Von Volker Mrasek | 06.05.2009
    Aus Sicht des Sachverständigenrates für Umweltfragen handelt die Bundesregierung voreilig, wenn sie noch in dieser Legislaturperiode ein Gesetz zur CCS-Technologie beschließt. Die Abkürzung steht für Carbon Capture & Storage, für die Abscheidung und Deponierung von Kohlendioxid. Die Umweltgutachter üben in ihrer heute veröffentlichten Stellungnahme deutliche Kritik. Ein Auszug daraus:

    "Es sind derzeit noch viele technische, ökologische und finanzielle Fragen im Zusammenhang mit der CCS-Technologie ungeklärt. Und es ist offen, ob ihre Anwendung in Deutschland sinnvoll ist. Der Sachverständigenrat für Umweltfragen plädiert deshalb für ein Forschungsgesetz, das die Erprobung von CCS in einer begrenzten Anzahl von Demonstrationsprojekten ermöglicht. Damit würde vermieden, eine grundsätzliche Entscheidung über die Anwendung der Technologie zu treffen, bevor ihre Chancen und Risiken ausreichend untersucht sind."

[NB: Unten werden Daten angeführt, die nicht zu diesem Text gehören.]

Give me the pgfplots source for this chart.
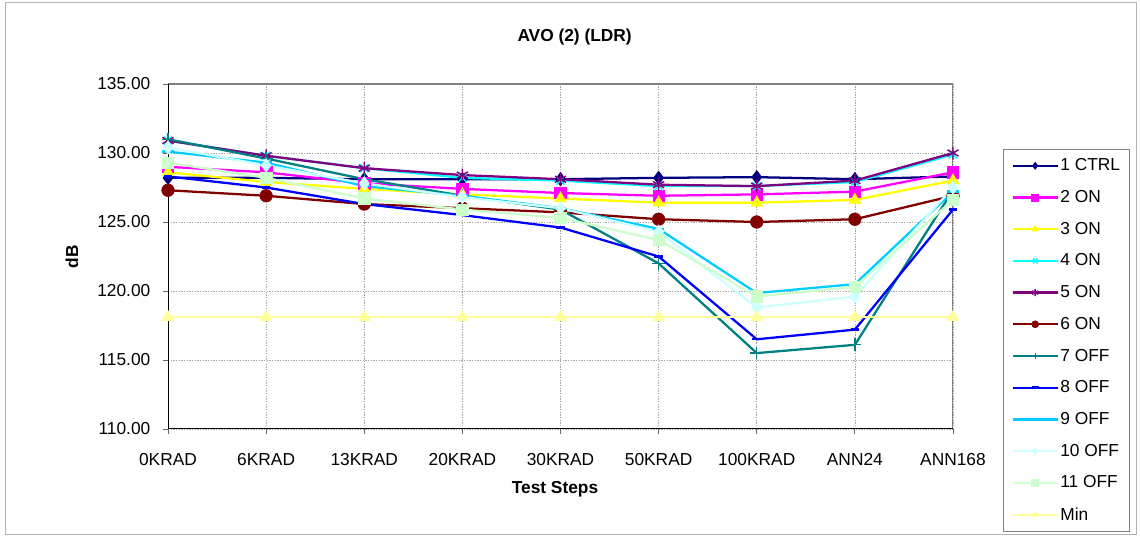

    Der unterirdische Speicherraum in Deutschland sei begrenzt, heißt es im Papier der Sachverständigen. Sie warnen deshalb vor einer "überstürzten Weichenstellung" durch das geplante CCS-Gesetz:

    "Würde der Gesetzentwurf in der vorliegenden Form verabschiedet, wäre damit zu rechnen, dass CCS gegenüber anderen Nutzungen wie beispielsweise der tiefen Geothermie bevorzugt wird. Es kann darüber hinaus zukünftig nötig werden, der Atmosphäre CO2 zu entziehen. Solche 'negativen Emissionen' können durch die Kombination von Energieerzeugung aus Biomasse mit CCS erreicht werden. Hierfür müssen Speicher freigehalten werden."

    CCS kämpft aber noch mit einem anderen großen Problem. Kohlekraftwerke mit einer CO2-Abscheidung aus- oder nachzurüsten, ist äußerst kostspielig. Es würde Milliardensummen verschlingen, den Strompreis kräftig hochtreiben und außerdem den Wirkungsgrad der Anlagen um gut und gerne zehn Prozent schmälern. Weil dafür zusätzliche Energie aufgewendet werden muss. Und noch etwas kommt hinzu: Auch Kohle entpuppt sich langsam, aber sicher als begrenzte Ressource, die sich schon bald verteuern dürfte. Vielen sei das noch gar nicht bewusst, hieß es jetzt auf einer Klimatagung an der Universität von Columbia in den USA. Einer der Redner dort: Richard Heinberg, Energieexperte am Post Carbon Institute in Sonoma County in Kalifornien:

    "In den letzten zwei Jahren ist ein halbes Dutzend Studien zur Reichwerte der Kohle-Vorräte veröffentlicht worden. Und alle kommen zum gleichen Schluss: Die kommerziell abbaubaren Ressourcen sind stark überschätzt worden. Die globale Kohle-Produktion könnte schon zwischen 2025 und 2030 ihren Höhepunkt erreichen."

    Alle reden von Peak Oil, vom Gipfel der Erdöl-Produktion, der erreicht ist, weil die Welt inzwischen von Jahr zu Jahr mehr Öl verbraucht, als aus neu erschlossenen Quellen nachsprudelt. Heinberg spricht nun auch von Peak Coal - von einer Kohle-Förderung, die schon bald nicht mehr mit dem Weltverbrauch Schritt halte. Dadurch werde die Einführung von CCS in Kohlekraftwerken noch unwahrscheinlicher:

    "Der mögliche Gipfel der Kohleförderung liegt zeitlich so nahe, dass er in die Phase fällt, in der CCS vielleicht gerade anwendungsreif ist. Das heißt: Noch während wir diese Technologie entwickeln, wird Kohle sich verknappen und teurer werden. Man muss davon ausgehen, dass sie dann sowieso nicht mehr wettbewerbsfähig ist, etwa zu alternativen Energiequellen wie Wind, Sonne und Geothermie."

    Auch der Sachverständigenrat für Umweltfragen hat, wie er jetzt schreibt,

    "berechtigte Zweifel, ob es sich bei CCS im Vergleich zu anderen Klimaschutzoptionen um eine kosteneffiziente Lösung handelt."

    Der Sachverständigenrat will in dieser Sache nachlegen, mit einem Sondergutachten. Darin wollen die SRU-Experten in Kürze analysieren, inwiefern weitere Kohlekraftwerke überhaupt vereinbar sind mit dem Ziel, Erneuerbare Energieträger voranzutreiben.